You see, her visits were weekends of screaming and refusing to eat—even foods long-time favorites. The child sat in bed carrying on long imaginary conversations with the mother—imagine my son listening to this, his child saying “I’ll miss you mommy, I don’t want to go to see daddy.”….and in a play-acted mommy voice, “I know, sweetie, but you have to, I hate it, too and I still love you even if you do go see daddy.” Gee, parental interference much? But calling Child Protective Services seemed helpful, they took his info and said yes, this (and worse stuff) was ‘red flag’ behavior, this child needed to be evaluated at ONCE. And then, the screeching halt—what, he was NOT the custodial parent? Well, cancel ALL of it then, only the mother can make that necessary appointment. So, suddenly the red flags faded to pussified pink and it was all for naught. He decided the only way to spare his child the trauma was to not see the child unless it was supervised visits so someone ELSE could see this behavior—but the state will not do supervised visits unless it is ordered by a mediator. A mediation period costs $700 or so, apparently. Did I mention the inherent broke-ness of being here?

But money isn’t enough if you are the male in a divorce, even one who has tried to do the “right” thing all the way. Are divorced mothers who ’stay at home’ (even with a decade of college under one’s belt) the “new Spartans” and the ex-husbands are their Helot-slaves? Or have we merely returned to Colonial America’s indentured servitude? And feminists are to be good and onboard with this? Is this the version to males that Ms. Marcotte says is given to women when birth results from sex: “It’s what you get, sex is yucky.”
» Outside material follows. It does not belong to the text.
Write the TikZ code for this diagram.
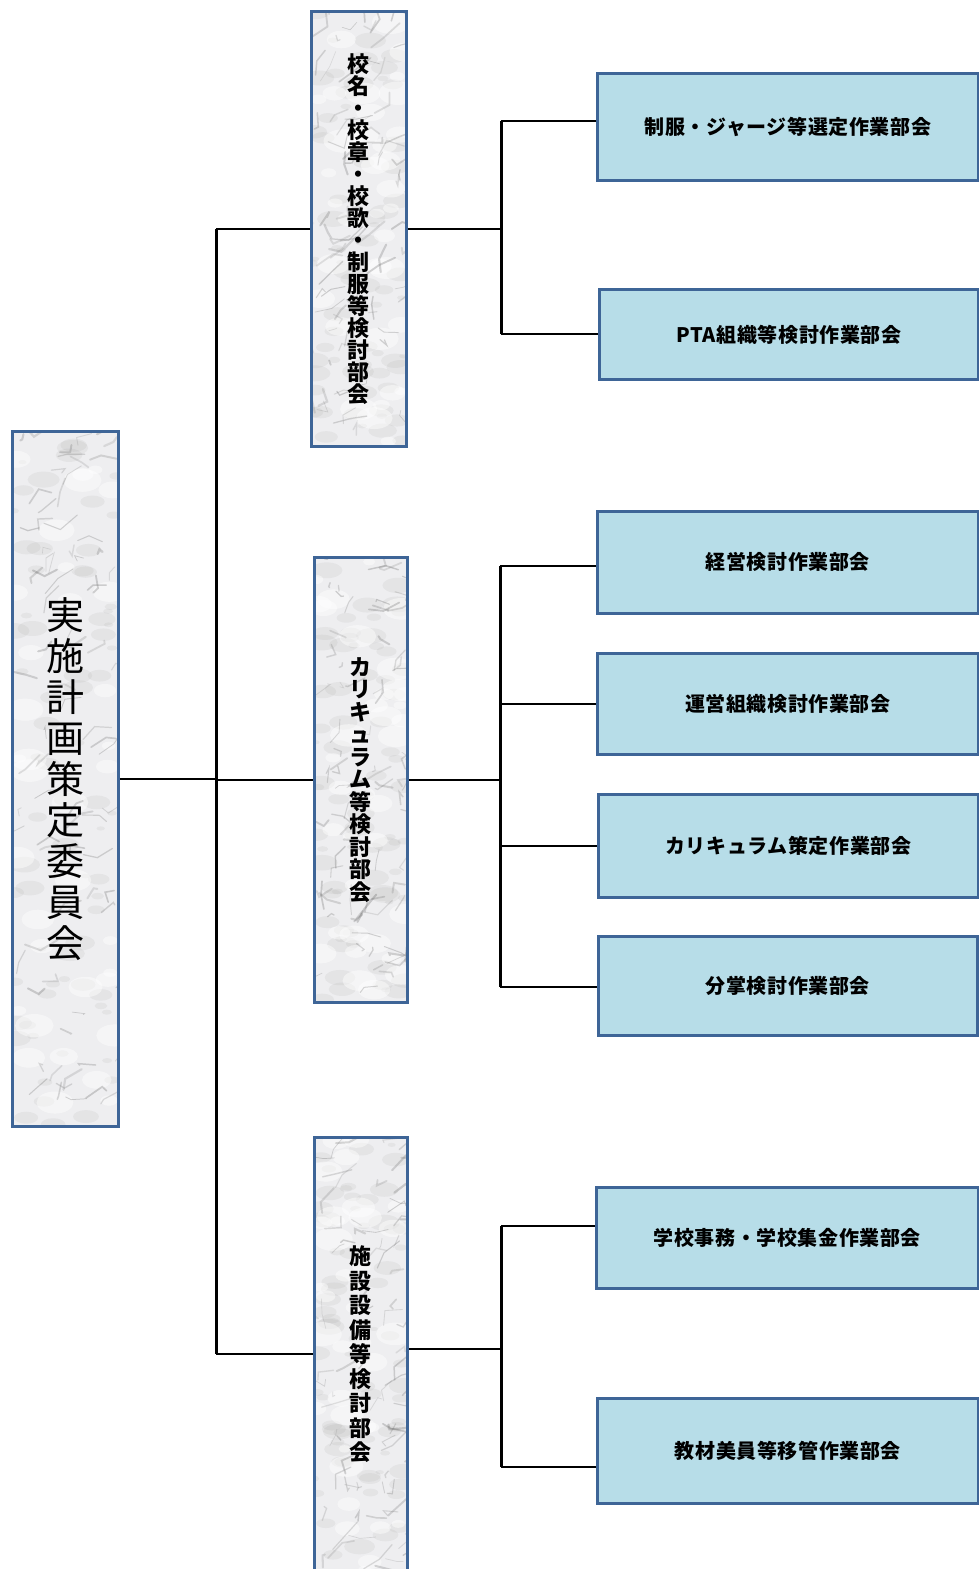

There is no shortage of asshole ex-males out there, but the newsflash is, there is no shortage of snide, laughing, system-abusing females either—my ex daughter-in-law had a part time job, you see. She shined boots at the base exchange, to be told dozens of times a day how pretty she was, and she partied at night with other military wives who told her how easy it is to “take these military suckers” for everything. They gave her chapter and verse on how to get his pay, and if she was lucky, retirement pay, too. Some feminists. I think the word used to be gold-digger!

Even more than being told what to read, what to watch, and what to listen to in music to keep myself properly feministly inspired, I can’t take seeing what was offensive when it happened to women being done to men without question. That isn’t justice, that is payback. That isn’t liberation, it is revenge. Knowing how many veterans come back from this war, having gotten those dreaded “Dear John” letters, facing divorce on top of gods know what other personal hells….it makes my mind stumble.

So, after thrashing the bed-covers for days as fever vanished and body strength returned, I fear this is another ticket I will give back. I will be a humanist, thank you. I want human rights, human liberation. For all. ALL!